Embora referido dispositivo esteja com a eficácia suspensa por liminar deferida pelo Supremo Tribunal Federal, em 27/12/2022, na ADI 7.236/DF, tem-se que o legislador pretendeu definir ampla exceção legal à independência das esferas que, apesar de não autorizar o encerramento da ação penal em virtude da absolvição na ação de improbidade administrativa por qualquer fundamento, revela que existem fundamentos tão relevantes que não podem ser ignorados pelas demais esferas. Pela letra da lei, uma absolvição na seara penal, por qualquer fundamento, não pode permitir a manutenção da ação de improbidade.
A suspensão do art. 21, § 4º, da Lei n. 8.429/1992, na redação dada pela Lei n. 14.230/2021 (ADI 7.236/DF) não atinge a vedação constitucional do ne bis in idem (Rcl 57.215/DF MC, Rel. Ministro Gilmar Mendes, julgado em 6/1/2023), e, sem justa causa não há persecução penal.
Portanto, apesar de, pela letra da lei, o contrário não justificar o encerramento da ação penal, inevitável concluir que a absolvição na ação de improbidade administrativa em virtude da ausência de dolo e da ausência de obtenção de vantagem indevida, esvazia a justa causa para manutenção da ação penal. De fato, não se verifica mais a plausibilidade do direito de punir, uma vez que a conduta típica, primeiro elemento do conceito analítico de crime, depende do dolo para se configurar, e este foi categoricamente afastado pela instância cível.
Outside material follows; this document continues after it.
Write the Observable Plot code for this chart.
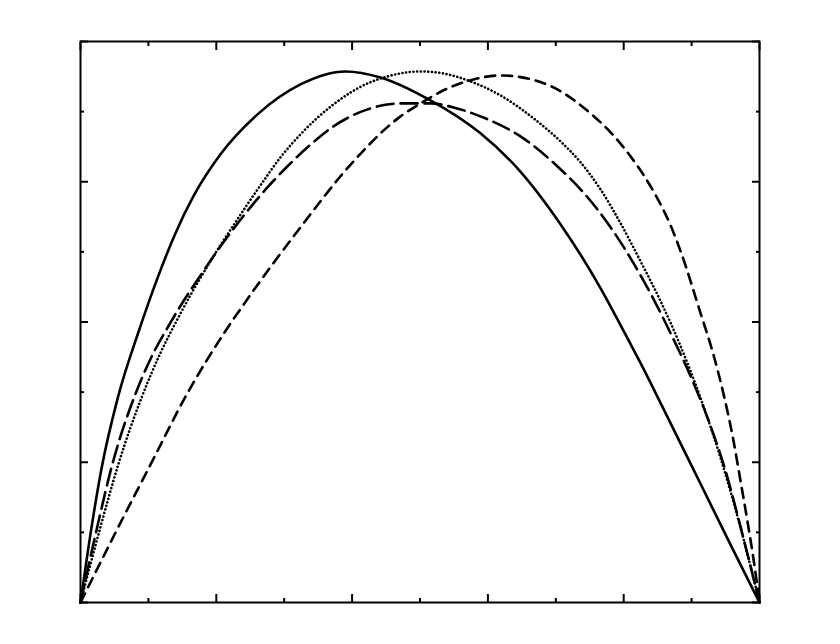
<!DOCTYPE html>
<html>
<head>
<meta charset="utf-8">
<script src="https://cdn.jsdelivr.net/npm/d3@7"></script>
<script src="https://cdn.jsdelivr.net/npm/@observablehq/plot@0.6"></script>
<style>
  html, body { margin: 0; padding: 0; background: #ffffff; }
  #chart svg { display: block; }
</style>
</head>
<body>
<div id="chart"></div>
<script>
// Solid curve
const solidX = [0, 0.0162, 0.0309, 0.0545, 0.0869, 0.1134, 0.1399, 0.1664, 0.2062, 0.2607, 0.3240, 0.3903, 0.4418, 0.5155, 0.5891, 0.6436, 0.7069, 0.7658, 0.7953, 0.8247, 0.8542, 0.9131, 0.9573, 1];
const solidY = [0, 0.1068, 0.1907, 0.2904, 0.3900, 0.4626, 0.5267, 0.5794, 0.6391, 0.6961, 0.7388, 0.7573, 0.7488, 0.7160, 0.6690, 0.6192, 0.5395, 0.4484, 0.3957, 0.3416, 0.2847, 0.1694, 0.0826, 0];

// Dotted curve
const dottedX = [0, 0.0280, 0.0560, 0.0898, 0.1178, 0.1414, 0.1620, 0.1870, 0.2062, 0.2283, 0.2459, 0.2651, 0.2946, 0.3240, 0.3726, 0.4227, 0.4521, 0.5007, 0.5346, 0.5744, 0.6186, 0.6672, 0.7069, 0.7364, 0.7658, 0.7953, 0.8247, 0.8542, 0.8837, 0.9131, 0.9426, 0.9720, 1];
const dottedY = [0, 0.1025, 0.1979, 0.2918, 0.3559, 0.4014, 0.4384, 0.4797, 0.5096, 0.5423, 0.5680, 0.5950, 0.6349, 0.6676, 0.7103, 0.7402, 0.7502, 0.7573, 0.7544, 0.7431, 0.7231, 0.6904, 0.6576, 0.6278, 0.5893, 0.5409, 0.4868, 0.4299, 0.3658, 0.2918, 0.2064, 0.1068, 0];

// Long-dash curve
const longDashX = [0, 0.0221, 0.0471, 0.0810, 0.1031, 0.1296, 0.1517, 0.1811, 0.2032, 0.2283, 0.2769, 0.3049, 0.3343, 0.3726, 0.4227, 0.4713, 0.5155, 0.5493, 0.5891, 0.6480, 0.7069, 0.7364, 0.7806, 0.8144, 0.8439, 0.8689, 0.8984, 0.9278, 0.9499, 0.9735, 1];
const longDashY = [0, 0.0968, 0.1979, 0.2975, 0.3473, 0.3943, 0.4299, 0.4726, 0.5039, 0.5367, 0.5936, 0.6221, 0.6491, 0.6790, 0.7032, 0.7117, 0.7117, 0.7060, 0.6932, 0.6648, 0.6178, 0.5893, 0.5352, 0.4840, 0.4327, 0.3843, 0.3231, 0.2520, 0.1879, 0.1025, 0];

// Short-dash curve
const shortDashX = [0, 0.0515, 0.1060, 0.1561, 0.2135, 0.2459, 0.2798, 0.3196, 0.3535, 0.3829, 0.4227, 0.4418, 0.4713, 0.5007, 0.5405, 0.5788, 0.6186, 0.6583, 0.6966, 0.7511, 0.7806, 0.8100, 0.8395, 0.8542, 0.8689, 0.8837, 0.9131, 0.9323, 0.9470, 0.9617, 0.9720, 0.9838, 0.9926, 1];
const shortDashY = [0, 0.0996, 0.2021, 0.2961, 0.3872, 0.4327, 0.4783, 0.5295, 0.5722, 0.6078, 0.6505, 0.6690, 0.6932, 0.7117, 0.7331, 0.7459, 0.7516, 0.7473, 0.7345, 0.6975, 0.6705, 0.6363, 0.5936, 0.5680, 0.5381, 0.5011, 0.4128, 0.3530, 0.2975, 0.2306, 0.1737, 0.1068, 0.0527, 0];

// Tick values
const xMajorTicks = [0, 0.2, 0.4, 0.6, 0.8, 1];
const xMinorTicks = [0.1, 0.3, 0.5, 0.7, 0.9];
const yMajorTicks = [0, 0.2, 0.4, 0.6, 0.8];
const yMinorTicks = [0.1, 0.3, 0.5, 0.7];

const toRows = (xs, ys) => xs.map((x, i) => ({x, y: ys[i]}));
const solid = toRows(solidX, solidY);
const dotted = toRows(dottedX, dottedY);
const longDash = toRows(longDashX, longDashY);
const shortDash = toRows(shortDashX, shortDashY);

const tickStyle = {text: null, label: null, strokeWidth: 2, stroke: "#000"};
const curve = "monotone-x";

const chart = Plot.plot({
  width: 840,
  height: 644,
  marginLeft: 80,
  marginRight: 81,
  marginTop: 41,
  marginBottom: 42,
  style: {background: "transparent"},
  x: {domain: [0, 1]},
  y: {domain: [0, 0.8]},
  marks: [
    Plot.line(solid, {x: "x", y: "y", curve, stroke: "#000", strokeWidth: 2.6}),
    Plot.line(dotted, {x: "x", y: "y", curve, stroke: "#000", strokeWidth: 2.6, strokeDasharray: "0.1,3.6", strokeLinecap: "round"}),
    Plot.line(longDash, {x: "x", y: "y", curve, stroke: "#000", strokeWidth: 2.6, strokeDasharray: "17,7"}),
    Plot.line(shortDash, {x: "x", y: "y", curve, stroke: "#000", strokeWidth: 2.6, strokeDasharray: "10,7"}),
    Plot.axisX(xMajorTicks, {...tickStyle, anchor: "bottom", tickSize: 8, dy: -8}),
    Plot.axisX(xMinorTicks, {...tickStyle, anchor: "bottom", tickSize: 4, dy: -4}),
    Plot.axisX(xMajorTicks, {...tickStyle, anchor: "top", tickSize: 8, dy: 8}),
    Plot.axisX(xMinorTicks, {...tickStyle, anchor: "top", tickSize: 4, dy: 4}),
    Plot.axisY(yMajorTicks, {...tickStyle, anchor: "left", tickSize: 8, dx: 8}),
    Plot.axisY(yMinorTicks, {...tickStyle, anchor: "left", tickSize: 4, dx: 4}),
    Plot.axisY(yMajorTicks, {...tickStyle, anchor: "right", tickSize: 8, dx: -8}),
    Plot.axisY(yMinorTicks, {...tickStyle, anchor: "right", tickSize: 4, dx: -4}),
    Plot.frame({stroke: "#000", strokeWidth: 2})
  ]
});
document.getElementById("chart").appendChild(chart);
</script>
</body>
</html>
Tendo a instância cível afirmado que não ficou demonstrado que os particulares induziram ou concorreram dolosamente para a prática de ato que atente contra os princípios da administração, registrando que "a amplitude da previsão legislativa não pode induzir o intérprete a acolher ilações do autor da ação civil pública, pois ausente a subsunção dos fatos à norma que prevê a responsabilização dos particulares na Lei n. 8.429/92 (art. 3º)", não pode a mesma conduta ser violadora de bem jurídico tutelado pelo direito penal. Constata-se, assim, de forma excepcional, a efetiva repercussão da decisão de improbidade sobre a justa causa da ação penal em trâmite, motivo pelo qual não se justifica a manutenção desta última. Nas palavras do Ministro Humberto Martins, "a unidade do Direito" deve se pautar pela coerência.
Recentemente, houve uma grande mudança na Lei de Improbidade Administrativa, no sentido de punir o agente somente se ele cometer os atos vedados pela lei a título de dolo. Em outras palavras, não existe mais ato de improbidade culposo.
Sabemos que as instâncias administrativas, cível e penal em regra são independentes, de forma que a inexistência de ato ilícito administrativo não significa que não haverá de ser ilícito penal ou cível. No entanto, em alguns casos o ato ilícito de uma esfera importa na impossibilidade de questionar o fato em outras esferas.
No caso, o agente foi absolvido na ação de improbidade em razão da ausência de comprovação de dolo. Na esfera cível, ficou comprovado que esse mesmo agente não tinha dolo, e sequer houve auferimento de benefício por parte dele.
O STJ entendeu que, em razão da comprovação de ausência de dolo na esfera cível, também não há justa causa para mover ação penal. Isso porque, segundo a Corte, a esfera cível teria capacidade de aferir o dolo e não conseguiu identificá-lo. Por essa razão, é descabida a promoção de ação penal.